- [Written instruction] Write each line of the material exactly as given, from the top through the line that contains "import pandas as pd", and omit all pictures.

- [Data excerpt]
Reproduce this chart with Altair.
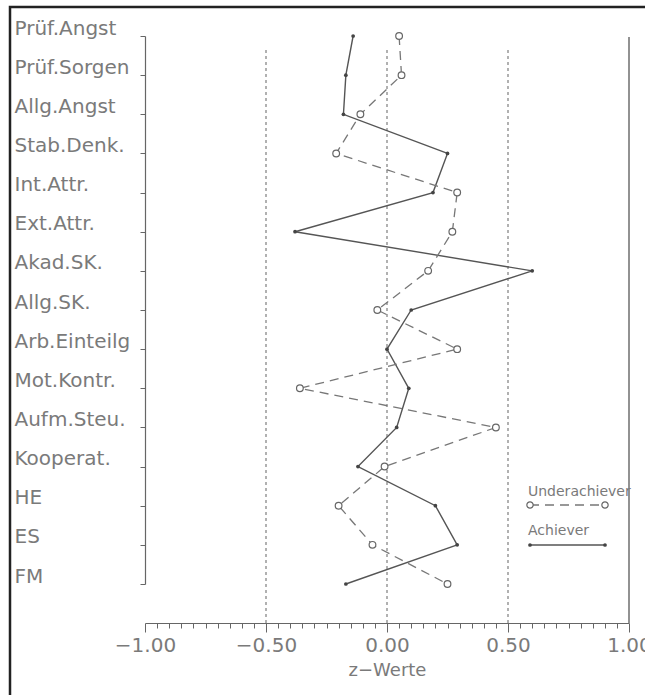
import altair as alt
import pandas as pd

# ---------------- data ----------------
categories = ["Prüf.Angst", "Prüf.Sorgen", "Allg.Angst", "Stab.Denk.", "Int.Attr.",
              "Ext.Attr.", "Akad.SK.", "Allg.SK.", "Arb.Einteilg", "Mot.Kontr.",
              "Aufm.Steu.", "Kooperat.", "HE", "ES", "FM"]
achiever = [-0.14, -0.17, -0.18, 0.25, 0.19, -0.38, 0.60, 0.10, 0.00, 0.09,
            0.04, -0.12, 0.20, 0.29, -0.17]
underachiever = [0.05, 0.06, -0.11, -0.21, 0.29, 0.27, 0.17, -0.04, 0.29, -0.36,
                 0.45, -0.01, -0.20, -0.06, 0.25]
ref_dotted = [-0.5, 0.0, 0.5]
ref_solid = [1.0]
x_tick_values = [round(-1 + 0.05 * i, 2) for i in range(41)]

rows = []
for i, c in enumerate(categories):
    rows.append({"cat": c, "idx": i, "z": achiever[i], "series": "Achiever"})
    rows.append({"cat": c, "idx": i, "z": underachiever[i], "series": "Underachiever"})
df = pd.DataFrame(rows)

# ---------------- layout ----------------
W, H = 484, 587
FONT = "DejaVu Sans"
TXT = "#7a7a7a"
AX = "#666666"

major_test = "abs(datum.value*2 - round(datum.value*2)) < 0.001"

xscale = alt.Scale(domain=[-1, 1], nice=False, zero=False)
yscale = alt.Scale(type="point", domain=categories, range=[0, 548], padding=0)

xaxis = alt.Axis(
    values=x_tick_values,
    labelExpr=f"{major_test} ? format(datum.value, '.2f') : ''",
    tickSize={"condition": {"test": major_test, "value": 9}, "value": 5},
    labelFlush=False, labelOverlap=False, grid=False,
    labelFont=FONT, labelFontSize=20, labelColor=TXT, labelPadding=3,
    tickColor=AX, domainColor=AX, tickWidth=1, domainWidth=1.2,
    title="z−Werte", titleFont=FONT, titleFontSize=18, titleFontWeight="normal",
    titleColor=TXT, titlePadding=6,
)
yaxis = alt.Axis(
    title=None, grid=False, labelAlign="left", labelPadding=126, tickSize=5,
    labelBaseline="alphabetic", labelOffset=-2,
    labelFont=FONT, labelFontSize=20, labelColor=TXT, labelLimit=200,
    tickColor=AX, domainColor=AX, domainWidth=1.2,
)

X = lambda: alt.X("z:Q", scale=xscale, axis=xaxis)
Y = lambda: alt.Y("cat:N", scale=yscale, axis=yaxis, sort=categories)

one = alt.Data(values=[{}])

frame = alt.Chart(one).mark_rect(filled=False, stroke="#222222", strokeWidth=2.5).encode(
    x=alt.value(-135), x2=alt.value(700), y=alt.value(-29), y2=alt.value(800)
)

dotted = alt.Chart(pd.DataFrame({"z": ref_dotted})).mark_rule(
    strokeDash=[3, 3], color="#888888", strokeWidth=1.3
).encode(x=X(), y=alt.value(14), y2=alt.value(H))

solid = alt.Chart(pd.DataFrame({"z": ref_solid})).mark_rule(
    color="#777777", strokeWidth=1.6
).encode(x=X(), y=alt.value(1), y2=alt.value(H))

base = alt.Chart(df)

line_ach = base.transform_filter("datum.series == 'Achiever'").mark_line(
    color="#555555", strokeWidth=1.4
).encode(x=X(), y=Y(), order="idx:Q")
line_und = base.transform_filter("datum.series == 'Underachiever'").mark_line(
    color="#777777", strokeWidth=1.3, strokeDash=[9, 6]
).encode(x=X(), y=Y(), order="idx:Q")
pts_ach = base.transform_filter("datum.series == 'Achiever'").mark_circle(
    color="#444444", size=14, opacity=1
).encode(x=X(), y=Y())
pts_und = base.transform_filter("datum.series == 'Underachiever'").mark_point(
    shape="circle", filled=True, fill="white", stroke="#666666", strokeWidth=1.2,
    size=45, opacity=1
).encode(x=X(), y=Y())

# ---------------- legend (drawn) ----------------
LX0, LX1 = 385, 460
leg_txt_u = alt.Chart(one).mark_text(
    align="left", baseline="alphabetic", font=FONT, fontSize=14, color=TXT
).encode(x=alt.value(383), y=alt.value(460), text=alt.value("Underachiever"))
leg_line_u = alt.Chart(one).mark_rule(
    color="#777777", strokeWidth=1.3, strokeDash=[9, 6]
).encode(x=alt.value(LX0), x2=alt.value(LX1), y=alt.value(469))
leg_pt_u1 = alt.Chart(one).mark_point(
    shape="circle", filled=True, fill="white", stroke="#666666", strokeWidth=1.2, size=40, opacity=1
).encode(x=alt.value(LX0), y=alt.value(469))
leg_pt_u2 = alt.Chart(one).mark_point(
    shape="circle", filled=True, fill="white", stroke="#666666", strokeWidth=1.2, size=40, opacity=1
).encode(x=alt.value(LX1), y=alt.value(469))
leg_txt_a = alt.Chart(one).mark_text(
    align="left", baseline="alphabetic", font=FONT, fontSize=14, color=TXT
).encode(x=alt.value(383), y=alt.value(499), text=alt.value("Achiever"))
leg_line_a = alt.Chart(one).mark_rule(color="#555555", strokeWidth=1.4).encode(
    x=alt.value(LX0), x2=alt.value(LX1), y=alt.value(509)
)
leg_pt_a1 = alt.Chart(one).mark_circle(color="#444444", size=14, opacity=1).encode(
    x=alt.value(LX0), y=alt.value(509)
)
leg_pt_a2 = alt.Chart(one).mark_circle(color="#444444", size=14, opacity=1).encode(
    x=alt.value(LX1), y=alt.value(509)
)

chart = alt.layer(
    frame, dotted, solid, line_ach, line_und, pts_ach, pts_und,
    leg_txt_u, leg_line_u, leg_pt_u1, leg_pt_u2,
    leg_txt_a, leg_line_a, leg_pt_a1, leg_pt_a2,
).properties(
    width=W, height=H,
    autosize=alt.AutoSizeParams(type="none"),
    padding={"left": 145, "top": 36, "right": 16, "bottom": 72},
    background="white",
).configure_view(stroke=None)

chart.save("out.html", embed_options={"renderer": "svg", "actions": False})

- [Solution to this task]
Reproduce this chart with Altair.
import altair as alt
import pandas as pd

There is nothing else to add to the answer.